There is such a vast distance from that little field we played fiddle tunes in yesterday, full of happy people immersed in the "golden hour," and the bitterness of Trump's campaign. It's surely at least as far as the distance from the sun to Neptune. Out there, in the bitter black, there is nothing else but ice, even if gravity still works its magic, and the center "holds." As the twilight advances, Libby and I chatted with two old friends we hadn't seen in several years. This is how it is at weddings. It was very heartening to discover that they saw these realities as we did. If one just watched "the news," which is pretty much what all of us do now, one might eventually begin to believe in the terrors that animate the typical Trump supporter.

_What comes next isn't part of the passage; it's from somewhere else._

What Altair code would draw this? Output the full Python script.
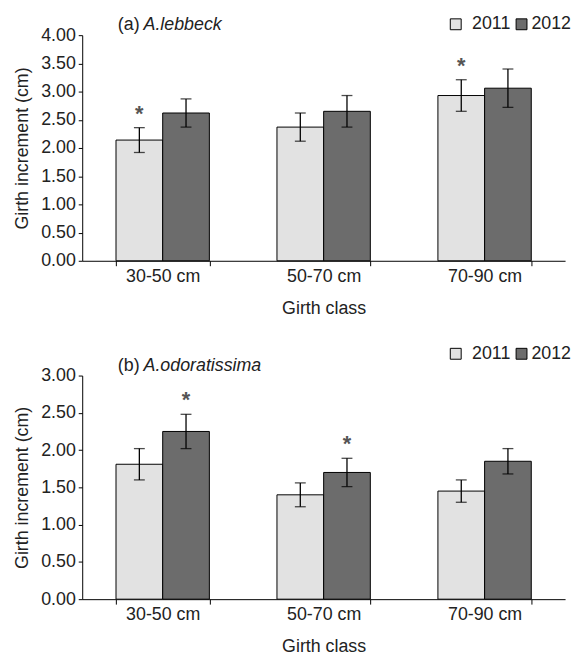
import altair as alt
import pandas as pd

classes = ["30-50 cm", "50-70 cm", "70-90 cm"]
years = ["2011", "2012"]

a_2011 = [2.14, 2.37, 2.93]
a_2012 = [2.62, 2.65, 3.06]
a_err_2011 = [0.22, 0.25, 0.28]
a_err_2012 = [0.25, 0.28, 0.34]
a_sig_2011 = ["*", "", "*"]
a_sig_2012 = ["", "", ""]

b_2011 = [1.81, 1.40, 1.45]
b_2012 = [2.25, 1.70, 1.85]
b_err_2011 = [0.21, 0.16, 0.15]
b_err_2012 = [0.23, 0.19, 0.17]
b_sig_2011 = ["", "", ""]
b_sig_2012 = ["*", "*", ""]

panel_labels = ["(a) ", "(b) "]
species = ["A.lebbeck", "A.odoratissima"]
y_max = [4.0, 3.0]
y_ticks_a = [0, 0.5, 1, 1.5, 2, 2.5, 3, 3.5, 4]
y_ticks_b = [0, 0.5, 1, 1.5, 2, 2.5, 3]

fill_colors = ["#e2e2e2", "#6c6c6c"]

FONT = "Liberation Sans"
FS = 18
TXT = "#222"


def make_df(v11, v12, e11, e12, s11, s12):
    rows = []
    for i, c in enumerate(classes):
        rows.append(dict(cls=c, year="2011", val=v11[i], lo=v11[i] - e11[i], hi=v11[i] + e11[i], sig=s11[i]))
        rows.append(dict(cls=c, year="2012", val=v12[i], lo=v12[i] - e12[i], hi=v12[i] + e12[i], sig=s12[i]))
    return pd.DataFrame(rows)


def panel(df, ymax, ticks, height, plabel, sp, leg_y):
    x = alt.X("cls:N", sort=classes, title="Girth class",
              scale=alt.Scale(paddingInner=0.42, paddingOuter=0.21),
              axis=alt.Axis(labelAngle=0, tickBand="extent", tickSize=5,
                            labelPadding=2, titlePadding=14))
    xo = alt.XOffset("year:N", sort=years, scale=alt.Scale(paddingInner=0, paddingOuter=0))
    yscale = alt.Scale(domain=[0, ymax], nice=False)
    yaxis = alt.Axis(format=".2f", values=ticks, title="Girth increment (cm)",
                     tickSize=4, labelPadding=3, titlePadding=9, labelOverlap=False)

    def Y(f):
        return alt.Y(f, scale=yscale, axis=yaxis)

    base = alt.Chart(df)
    bars = base.mark_bar(stroke="black", strokeWidth=1).encode(
        x=x, xOffset=xo, y=Y("val:Q"),
        color=alt.Color("year:N", sort=years,
                        scale=alt.Scale(domain=years, range=fill_colors), legend=None))
    err = base.mark_rule(color="black", strokeWidth=1.3).encode(
        x=x, xOffset=xo, y=Y("lo:Q"), y2="hi:Q")
    cap_hi = base.mark_tick(color="black", size=11, thickness=1.3).encode(
        x=x, xOffset=xo, y=Y("hi:Q"))
    cap_lo = base.mark_tick(color="black", size=11, thickness=1.3).encode(
        x=x, xOffset=xo, y=Y("lo:Q"))
    star = base.mark_text(dy=-14, fontSize=22, font=FONT, color="#555", fontWeight="bold").encode(
        x=x, xOffset=xo, y=Y("hi:Q"), text="sig:N")
    t1 = alt.Chart(pd.DataFrame({"t": [plabel]})).mark_text(
        align="left", baseline="alphabetic", font=FONT, fontSize=FS, color=TXT).encode(
        x=alt.value(36), y=alt.value(-5), text="t:N")
    t2 = alt.Chart(pd.DataFrame({"t": [sp]})).mark_text(
        align="left", baseline="alphabetic", font=FONT, fontSize=FS, fontStyle="italic",
        color=TXT).encode(x=alt.value(62), y=alt.value(-5), text="t:N")

    layers = [bars, err, cap_hi, cap_lo, star, t1, t2]
    sq_x = [377.5, 444]
    tx_x = [394, 454]
    for i, yr in enumerate(years):
        d = pd.DataFrame({"t": [yr]})
        layers.append(alt.Chart(d).mark_square(size=121, fill=fill_colors[i], stroke="black",
                                               strokeWidth=1, opacity=1).encode(
            x=alt.value(sq_x[i]), y=alt.value(leg_y)))
        layers.append(alt.Chart(d).mark_text(align="left", baseline="middle", font=FONT,
                                             fontSize=FS, color=TXT).encode(
            x=alt.value(tx_x[i]), y=alt.value(leg_y), text="t:N"))
    return alt.layer(*layers).properties(width=488, height=height)


df_a = make_df(a_2011, a_2012, a_err_2011, a_err_2012, a_sig_2011, a_sig_2012)
df_b = make_df(b_2011, b_2012, b_err_2011, b_err_2012, b_sig_2011, b_sig_2012)

pa = panel(df_a, y_max[0], y_ticks_a, 228, panel_labels[0], species[0], -11)
pb = panel(df_b, y_max[1], y_ticks_b, 226, panel_labels[1], species[1], -22)

chart = alt.vconcat(pa, pb, spacing=28).resolve_scale(color="independent").configure(
    padding={"left": 5, "top": 4, "right": 0, "bottom": 0}
).configure_view(stroke=None).configure_axis(
    grid=False, domainColor="black", tickColor="black", domainWidth=1, tickWidth=1,
    labelFont=FONT, labelFontSize=FS, labelColor=TXT,
    titleFont=FONT, titleFontSize=FS, titleFontWeight="normal", titleColor=TXT
)

chart.save("out.html", embed_options={"renderer": "svg", "actions": False})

Mr. Reagan set this loose back in the '80s, when he got rid of the so-called "Fairness Doctrine." That little vandalism, almost unnoticed in the glare of Iran-Contra and the destruction of the Air Traffic Controller union, and grounded in the idea that the blind marketplace will sort out truth from fiction, has opened the door to a media of lies. Now millions believe that a small, rural community of Muslims who live together to practice their faith is in fact some terrorist training camp. Yesterday, Mr. Trump promised to end the war on Christmas. Libby reported this Trump news after I'd gone up to bed. She said Trump's promise was actually the war on Christmas. This is as strange as a guy named Les Izmore running for State Comptroller.